У каждого – свой перечень достопримечательностей. Мне очень хотелось увидеть Отель де Виль, Гревскую площадь, где в былые времена на высоком помосте размещали станок гильотины. Но всё время маршруты наши оказывались рядом и в стороне, и поэтому я решил отправиться на свидание с мэрией города.
Воскресное утро. У старинных фонарей позировали школьники, приехавшие из других городов в Париж. Полицейские в синих фуражках прогуливались по периметру площади. По краям её, с торцов били фонтаны. Ничего не напоминало о мрачной славе этого места, где прежде рубили головы. Мужчина в трусах трусил через площадь.

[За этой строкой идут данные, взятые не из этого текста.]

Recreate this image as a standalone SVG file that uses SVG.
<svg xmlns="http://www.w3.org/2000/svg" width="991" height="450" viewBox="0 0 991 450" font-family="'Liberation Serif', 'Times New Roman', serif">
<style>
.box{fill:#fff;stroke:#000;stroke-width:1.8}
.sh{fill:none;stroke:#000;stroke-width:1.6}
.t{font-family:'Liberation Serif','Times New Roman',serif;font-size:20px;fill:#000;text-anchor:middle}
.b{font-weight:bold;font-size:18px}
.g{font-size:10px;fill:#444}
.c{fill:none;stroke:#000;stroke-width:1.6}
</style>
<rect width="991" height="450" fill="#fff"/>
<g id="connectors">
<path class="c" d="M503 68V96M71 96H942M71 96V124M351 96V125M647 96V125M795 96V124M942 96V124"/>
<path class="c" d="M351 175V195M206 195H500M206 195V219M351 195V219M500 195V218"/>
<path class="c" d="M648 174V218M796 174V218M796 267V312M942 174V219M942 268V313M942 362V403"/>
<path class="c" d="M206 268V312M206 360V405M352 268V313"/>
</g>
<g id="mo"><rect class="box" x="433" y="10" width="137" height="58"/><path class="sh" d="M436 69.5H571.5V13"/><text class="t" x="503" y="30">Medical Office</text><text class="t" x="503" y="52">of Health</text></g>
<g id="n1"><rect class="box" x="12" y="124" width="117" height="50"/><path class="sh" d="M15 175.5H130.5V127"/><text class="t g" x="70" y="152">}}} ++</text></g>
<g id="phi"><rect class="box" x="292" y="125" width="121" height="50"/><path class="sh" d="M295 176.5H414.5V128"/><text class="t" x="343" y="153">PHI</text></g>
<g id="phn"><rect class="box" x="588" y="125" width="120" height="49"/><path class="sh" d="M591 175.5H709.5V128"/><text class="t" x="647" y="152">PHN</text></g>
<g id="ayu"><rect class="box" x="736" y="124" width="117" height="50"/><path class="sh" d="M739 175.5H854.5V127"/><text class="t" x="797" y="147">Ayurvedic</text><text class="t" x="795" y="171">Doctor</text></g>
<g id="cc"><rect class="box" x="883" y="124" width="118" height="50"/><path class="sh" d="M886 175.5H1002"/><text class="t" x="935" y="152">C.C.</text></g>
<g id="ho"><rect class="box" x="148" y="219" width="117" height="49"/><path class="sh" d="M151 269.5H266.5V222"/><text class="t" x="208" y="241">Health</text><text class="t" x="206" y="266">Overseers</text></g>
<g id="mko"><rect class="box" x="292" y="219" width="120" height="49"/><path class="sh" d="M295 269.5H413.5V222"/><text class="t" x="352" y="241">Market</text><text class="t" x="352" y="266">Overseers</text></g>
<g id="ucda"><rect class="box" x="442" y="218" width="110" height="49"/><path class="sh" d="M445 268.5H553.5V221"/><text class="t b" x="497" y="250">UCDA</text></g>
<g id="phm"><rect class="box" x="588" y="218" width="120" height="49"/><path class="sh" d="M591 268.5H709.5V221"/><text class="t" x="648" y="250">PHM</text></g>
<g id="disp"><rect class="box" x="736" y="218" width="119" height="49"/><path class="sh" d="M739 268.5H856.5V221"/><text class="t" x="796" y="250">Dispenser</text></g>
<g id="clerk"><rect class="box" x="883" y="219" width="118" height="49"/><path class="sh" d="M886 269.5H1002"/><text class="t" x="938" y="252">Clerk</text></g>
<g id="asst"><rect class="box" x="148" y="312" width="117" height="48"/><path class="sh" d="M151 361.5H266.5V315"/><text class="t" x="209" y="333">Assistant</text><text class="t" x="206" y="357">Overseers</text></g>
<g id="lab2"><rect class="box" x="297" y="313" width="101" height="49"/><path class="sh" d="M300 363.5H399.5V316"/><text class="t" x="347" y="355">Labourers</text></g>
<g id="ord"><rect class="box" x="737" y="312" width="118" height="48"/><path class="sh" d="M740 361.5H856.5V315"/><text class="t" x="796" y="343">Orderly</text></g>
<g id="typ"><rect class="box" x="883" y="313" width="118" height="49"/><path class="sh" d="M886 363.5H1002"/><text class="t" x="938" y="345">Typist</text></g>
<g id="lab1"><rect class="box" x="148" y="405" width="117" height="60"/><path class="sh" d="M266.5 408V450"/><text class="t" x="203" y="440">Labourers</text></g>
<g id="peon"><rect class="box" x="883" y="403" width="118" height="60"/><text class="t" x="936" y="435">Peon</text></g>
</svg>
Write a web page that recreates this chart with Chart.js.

Само здание мэрии выглядело необыкновенно. На верху его стояло множество фигур. Темные рыцари поднимали пики на фоне светящегося неба; били старинные часы, и хотелось стоять и смотреть на удивительное здание, а отведя в сторону взгляд, видеть выглядывающий между домами окаймленный синими и зелеными трубами центр Помпиду.